Thinking about that sent me on another track of thought. In this case, way back in the early days of civilization, people used to write on clay tablets with a stylus. There are problems with clay tablets, though: they break when dropped, glyphs can be erased if the clay is too soft or too wet, they were kind of hard to store, and stuff like that.

Eventually papyrus was used. It was easier to store and you didn’t have to worry about writing quickly before it dried out. On the other hand, you had to worry about it getting wet and it tended to not last very long.

Paper made an appearance. I suppose it could be considered a slightly more durable version of papyrus.
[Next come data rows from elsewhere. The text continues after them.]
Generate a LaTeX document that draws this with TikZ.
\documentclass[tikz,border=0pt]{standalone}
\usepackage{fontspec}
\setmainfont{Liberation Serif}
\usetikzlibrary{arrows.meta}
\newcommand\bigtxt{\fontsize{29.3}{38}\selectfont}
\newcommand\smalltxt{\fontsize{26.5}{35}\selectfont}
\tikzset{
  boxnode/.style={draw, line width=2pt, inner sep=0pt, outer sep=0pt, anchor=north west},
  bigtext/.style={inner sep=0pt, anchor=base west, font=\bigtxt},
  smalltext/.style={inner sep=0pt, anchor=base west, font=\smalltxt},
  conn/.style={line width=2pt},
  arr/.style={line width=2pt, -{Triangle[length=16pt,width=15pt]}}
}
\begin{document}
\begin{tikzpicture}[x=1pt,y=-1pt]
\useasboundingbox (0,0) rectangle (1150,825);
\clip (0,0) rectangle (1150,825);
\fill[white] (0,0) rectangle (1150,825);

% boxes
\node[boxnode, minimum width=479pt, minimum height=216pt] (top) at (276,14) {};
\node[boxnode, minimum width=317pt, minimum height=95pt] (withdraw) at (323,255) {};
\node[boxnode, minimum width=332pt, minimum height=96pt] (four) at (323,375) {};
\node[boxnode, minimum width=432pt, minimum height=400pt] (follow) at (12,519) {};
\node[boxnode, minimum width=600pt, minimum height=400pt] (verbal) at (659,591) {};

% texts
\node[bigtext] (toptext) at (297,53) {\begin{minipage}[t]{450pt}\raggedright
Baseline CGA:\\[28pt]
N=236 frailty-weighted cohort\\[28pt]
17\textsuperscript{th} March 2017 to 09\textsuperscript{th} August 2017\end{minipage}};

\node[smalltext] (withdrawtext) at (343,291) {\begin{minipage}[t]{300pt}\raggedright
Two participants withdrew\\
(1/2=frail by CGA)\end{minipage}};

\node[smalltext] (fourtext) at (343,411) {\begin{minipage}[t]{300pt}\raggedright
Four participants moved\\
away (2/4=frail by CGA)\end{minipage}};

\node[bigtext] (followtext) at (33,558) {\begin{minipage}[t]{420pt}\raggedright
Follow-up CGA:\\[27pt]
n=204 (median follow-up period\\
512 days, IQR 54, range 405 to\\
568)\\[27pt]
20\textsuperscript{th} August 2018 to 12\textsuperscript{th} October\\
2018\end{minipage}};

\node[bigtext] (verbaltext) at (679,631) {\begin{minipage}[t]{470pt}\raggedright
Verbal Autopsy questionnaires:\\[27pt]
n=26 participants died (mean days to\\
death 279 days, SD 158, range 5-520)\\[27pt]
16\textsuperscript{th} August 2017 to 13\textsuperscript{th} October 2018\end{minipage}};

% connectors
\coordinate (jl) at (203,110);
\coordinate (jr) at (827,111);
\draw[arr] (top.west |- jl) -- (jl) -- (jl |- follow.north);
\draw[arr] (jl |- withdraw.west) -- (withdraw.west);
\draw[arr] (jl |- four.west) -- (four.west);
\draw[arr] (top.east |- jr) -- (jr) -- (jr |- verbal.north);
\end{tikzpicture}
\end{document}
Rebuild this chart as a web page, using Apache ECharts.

Technology wore on, though, and things got better and paper stuck around for a very long time.

Then computers came around and paper was used for archiving purposes, mostly (actually, that’s not entirely true as paper usage went up when computers and printers hit the scene). Paper archives gave way to digital archives (presumably; I haven’t checked the stats lately).

But, people wanted something they could bring with them. The Osbornes weren’t quite light enough and didn’t have a battery. Laptops arrived and people rejoiced. It didn’t take too long, though, before those were too large and unwieldily.

This brought us the PDA. A small hand-held device that could be taken nearly anywhere. The early ones used a stylus to make glyphs directly on the screen, which would then be translated into a readable character.

And so, we had come full circle. We ditched the primitive clay and stylus and worked our way all the way around to a digital tablet and a plastic stylus. That still wasn’t enough for us, though, and that brought about the touch-sensitive screen. Because you could lose those.

We’ve improved on the tablet, of course. Now it’s in color and covered in Gorilla Glass. I have to wonder if they’ll be as durable as a clay tablet when it comes time for future generations to try and figure out what we were doing, here in the 20th and 21st centuries. I reckon they’ll be surprised when they find out we liked to fling birds at pigs. In a best case scenario future archeologists will think we were all very interested in physics. And animal abuse. But mostly physics.

They’ll also probably think we all worshipped cats, what with the proliferation of captioned cat photos.